You are beginning to see the problem here. Common Core went to employers to find out what was missing in the education pieces in what they were receiving. My guess one of them was a manager.. To “him”, this is a big dilemma: no time to do inventory because of all ones regular duties. To “him”, overcoming this problem was the biggest challenge in his early career. I’m sure he means well when he puts this problem down for all to consider. To “him”, the subtleness of Marc Anthony’s speech in Julius Caesar is completely lost. After all, it is irrelevant to his world, which consists of putting product on a shelf and selling it to neighborhood customers.

Shakespeare’s Julius Caesar is the reason today I fight so hard for democracy, and understand why democracy and autocratic competence are always in opposition… It was when i was in this little child’s grade that I read that and then stood in front of my class as did everyone else, and recite….“Friends, Romans, Countrymen. Lend my your ears.” (I always wanted to hand out plastic Mr. Potato ears to the entire class and have us all throw them at the first person who got up to recite….)

We are creating a nation of shelf stockers who will never think past “first let me put up this can, then next, I’ll put up that can, and then I’ll put up another can.” Right now I can hear Steve Martin saying “that person hates cans!”

America needs shelf stockers. But I think society is made better when those shelf stockers do what they have to do to make a living, and then go home and write their novel….

Just as Budweiser got watered down to broaden its appeal to non beer drinkers who would balk at a Dogfish IPA 90. Just as television dumbed down it’s comedy so even the most stupid would still tune in just to see tits and ass; just as newspapers write on a 8th grade level to sell more papers to those who can understand what they are discussing, …. the success we currently see on Common Core taught class tests, is simply there because no un-watered-down knowledge is required. The tests are created so simple that everyone will pass. If of course, they are given the “right” code and “know” the “prompts” for the “correct” answer to each question that will be asked…..

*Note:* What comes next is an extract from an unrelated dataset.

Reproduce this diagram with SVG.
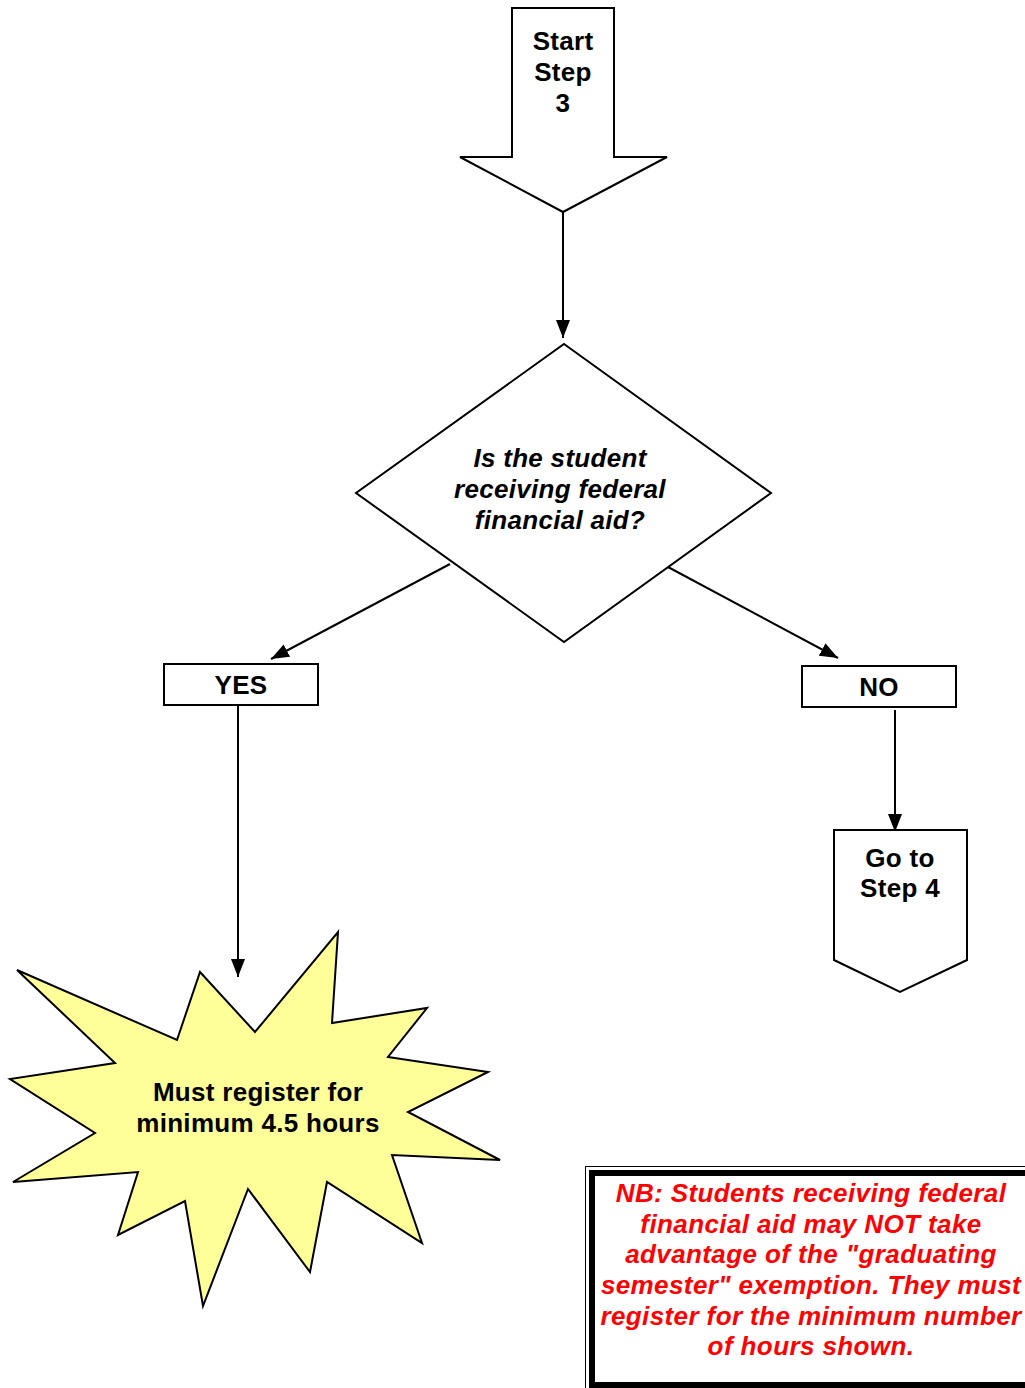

We are not educating America. We are turning off America from really learning….

“But you do so well on taking the tests,” I said!

“Oh, the final exams are only 10% of the grade. The classwork is the other 90%. And I’m pretty good on tests. I can tell which is the right answer by reading how they ask and how they offer the answer, even if I have no idea of what they are talking about. ”

Wow. I had no idea it was this bad.

So, guys. what are we going to do about it?